FRANKFURT AM MAIN
Germany would lend its weight to a diplomatic push to end North Korean nuclear weapons and missile development along the lines of a past deal with Iran, Chancellor Angela Merkel said on Sunday as UN Secretary General Antonio Guterres said the showdown was the world’s worst crisis “in years”
“I would say yes immediately if we were asked to join talks,” Merkel told weekly newspaper Frankfurter Allgemeine Sonntagszeitung.
Talks between Iran and six world powers, sealed with a 2015 deal for Teheran to roll back its nuclear programme and submit to inspections in exchange for some sanctions being rolled back, were “a long but important period of diplomacy” that had achieved a “good end,” she added.
“I could imagine such a format for the settlement of the North Korea conflict. Europe and especially Germany ought to be ready to make a very active contribution,” Merkel said.
The chancellor said she had held telephone talks with the leaders of France, the United States, China, South Korea and Japan about the North Korea crisis over the past week.
Merkel’s comments come as Washington has formally requested a Monday vote on tough new sanctions for Pyongyang at the UN Security Council.
Merkel said that she backed sanctions as a means of bringing North Korea to the negotiating table.
“To date, we have had wars which have been initiated after a well thought-out decision,” Guterres said in an interview published by the French newspaper Le Journal du Dimanche.
“But we also know that other conflicts have started through an escalation caused by sleepwalking.
“We have to hope that the seriousness of this threat puts us on the path of reason before it is too late,” said Guterres, according to the French language account of the interview.
“It’s the most serious (crisis) that we have had to face in years,” he said, admitting he was “very worried”.

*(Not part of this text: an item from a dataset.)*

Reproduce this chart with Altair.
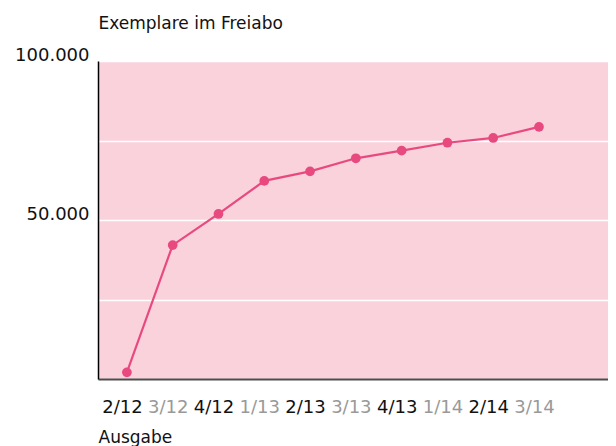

Guterres said the key question was to get North Korea to stop its nuclear and ballistic missile programme and respect UN Security Council resolutions.
Meanwhile, North Korean leader Kim Jong-Un praised the “perfect success” of the country’s sixth and largest nuclear test and urged further weapons development, according to state media on Sunday.
Pyongyang held a banquet, in a weekend display of pageantry to celebrate the September 3 nuclear test, which the North said was a hydrogen bomb that could be fitted onto a rocket.
In another development, Nato Secretary General Jens Stoltenberg said on Sunday that North Korea’s nuclear and missile programme represented a “global threat and requires a global response”.